L'article de M. Criqui est tout à fait intéressant : il démontre que les questions d'énergie abordées par les politiques ne sont qu'affaire d'opinion. Et que les grandeurs qu'ils utilisent pour le faire ne dépendent que des intérêts qu'ils défendent ou croient défendre. Peut-on les suivre ?
Les seules unités de référence pour ces gens là s'appellent dollar, euro, yen, rouble... dont le cours est variable, à l'image de la longueur de la coudée du temps des princes. Ils étendent cette variabilité à tout ce qui s'appelle "unités", même celles que la physique a clairement définies dans l'élan ouvert par la révolution française de 1789.
Ce qui est étonnant, c'est que M. Criqui ne s'en émeut pas, comme si les lois de la physique n'avaient pas d'importance. De là à prêcher pour telle ou telle convention, il n'y a qu'un pas, allègrement franchi...
Le bonhomme Rochain applaudit. C'est logique, lui qui affirme que T2 = R3 (un temps au carré égal à une distance au cube) dans un ouvrage que certains ont eu l'imprudence de préfacer.
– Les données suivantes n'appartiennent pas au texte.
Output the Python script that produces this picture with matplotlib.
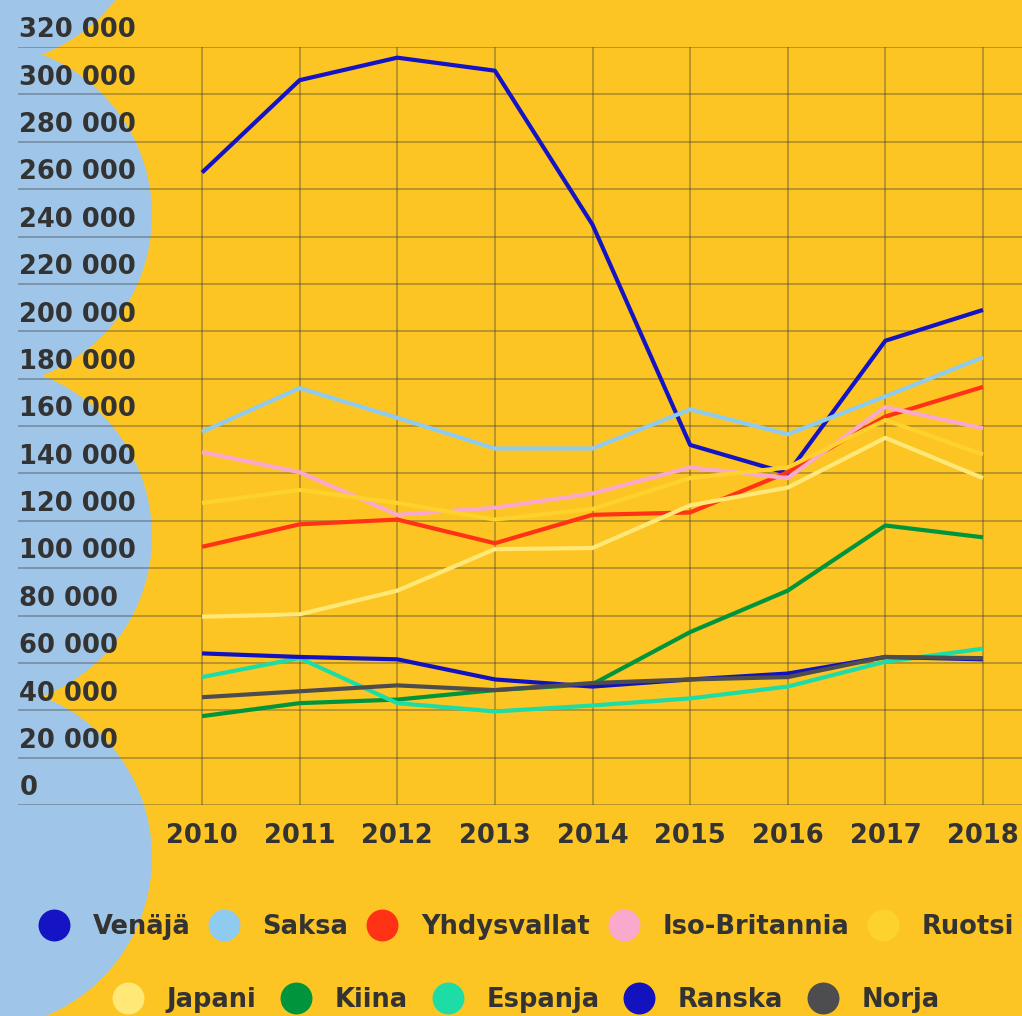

Cela ne s'invente pas.

Serge Rochain

Excellent article qui met bien en lumiere le gaspillage énergétique des systèmes thermiques. Sans doute une incitation a reconsidérer l'intéret de la cogénération.

charly

Gaspillage ? Tout dépend de la disponibilité, du prix, de la pollution éventuelle ou certaine, ... du système thermique qui produit l'électricité. Le top est bien sûr la production directe des Kwh sans passer par le thermique. Une seule question, bien bête j'en conviens, est-ce possible avec seulement l'hydraulique, le solaire et le vent ? La géothermie est sans doute l'avenir ??? Le thermique est transformé en électricité mais la disponibilité et la pollution semblent ??? OK. Le prix ???